Paul Auster - Mr. Vertigo *****

I wish I could suit myself with simply writing, "The man is a genius," and letting my review at that, because that is what Paul Auster is absolutely deserving of. 1994's Mr. Vertigo is nothing short of astounding in its breadth and vision, encompassing a nation's loss of wonderment and innocence in the story of a poor boy from St. Louis who learns to fly.

Walt is a Holden Caufield of another era--a down and out, harsh little man in a boy's body, trying to keep a step ahead of the game he's convinced he's been thrown into. But the man who saves him from a life on the streets, the mysterious Master Yehudi, is more than willing to play into that game, to test Walt to his outer limits, showing him what a mind and heart can do when they are pushed to breaking. But after they've proven themselves, how long can such a dream last? So unfolds what may be Auster's most traditional of novels, as Walt and Master Yehudi tour the nation in search of their own American dream.

And, without giving anything away, just to top off the excellence of the book in and of itself, Auster manages, in the last four pages, to tie the entire story to his acclaimed (and apparently, all-encompassing) New York Trilogy, causing me to actually throw my book down in amazement. I knew that Auster liked to cross storylines, just by glancing through his newest novel, Travels in the Scriptorium, but I went 290 pages of Mr. Vertigo without a single thought of Daniel Quinn and his surrealist detective adventures, just to have Auster slip him in at the last possible second and consequently blow my mind.

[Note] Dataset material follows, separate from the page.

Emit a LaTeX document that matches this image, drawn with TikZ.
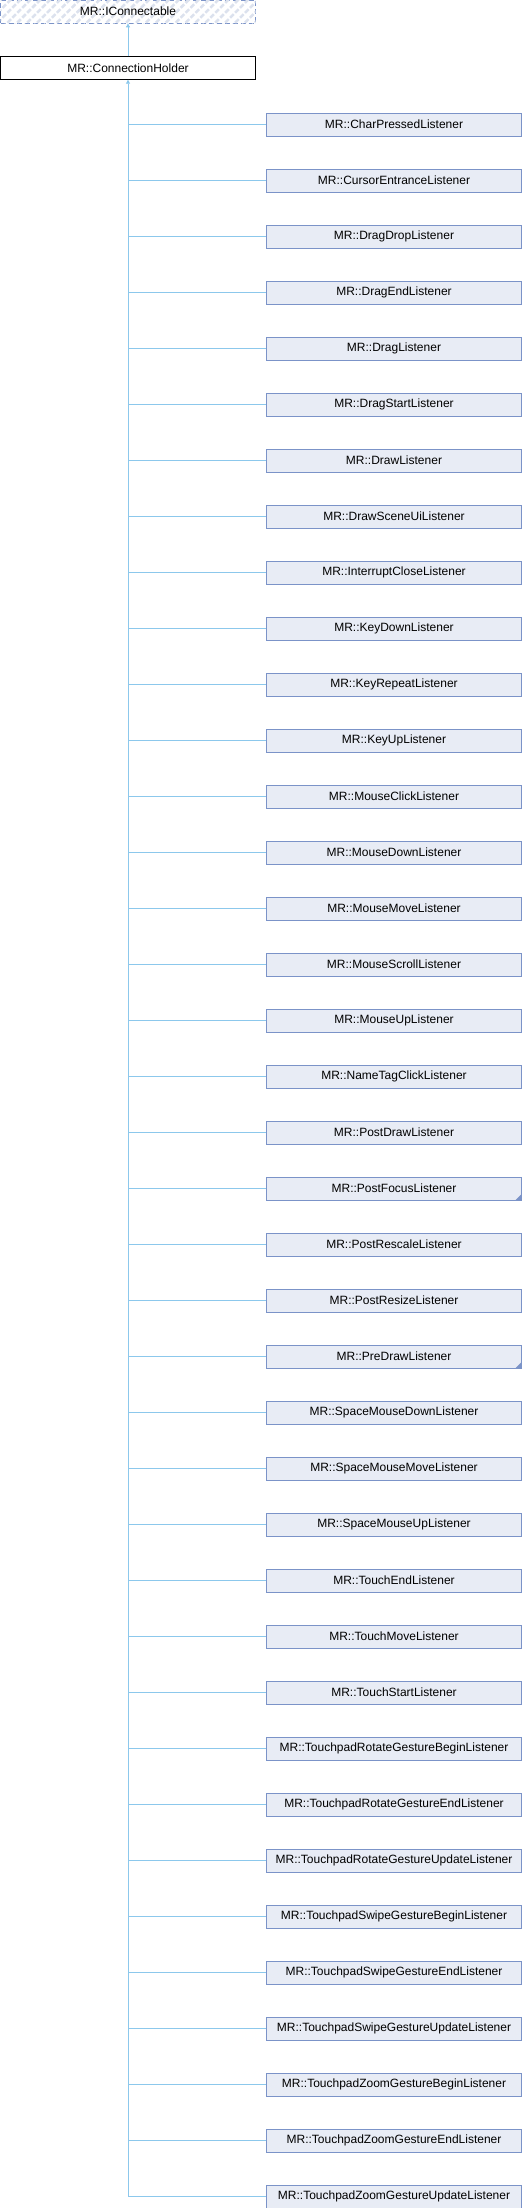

Mr. Vertigo is a truly wonderful tale; one that in its depth of cultural relevance and commentary, reads more like a piece of allegorical history than fiction at all. Even the most fantastic moments come off completely real, and even more painfully so because of the weight with which they are written. My only trouble with Auster now is the fact that I'm going to have to buy every single one of his books because I cannot bear to leave a single page unturned.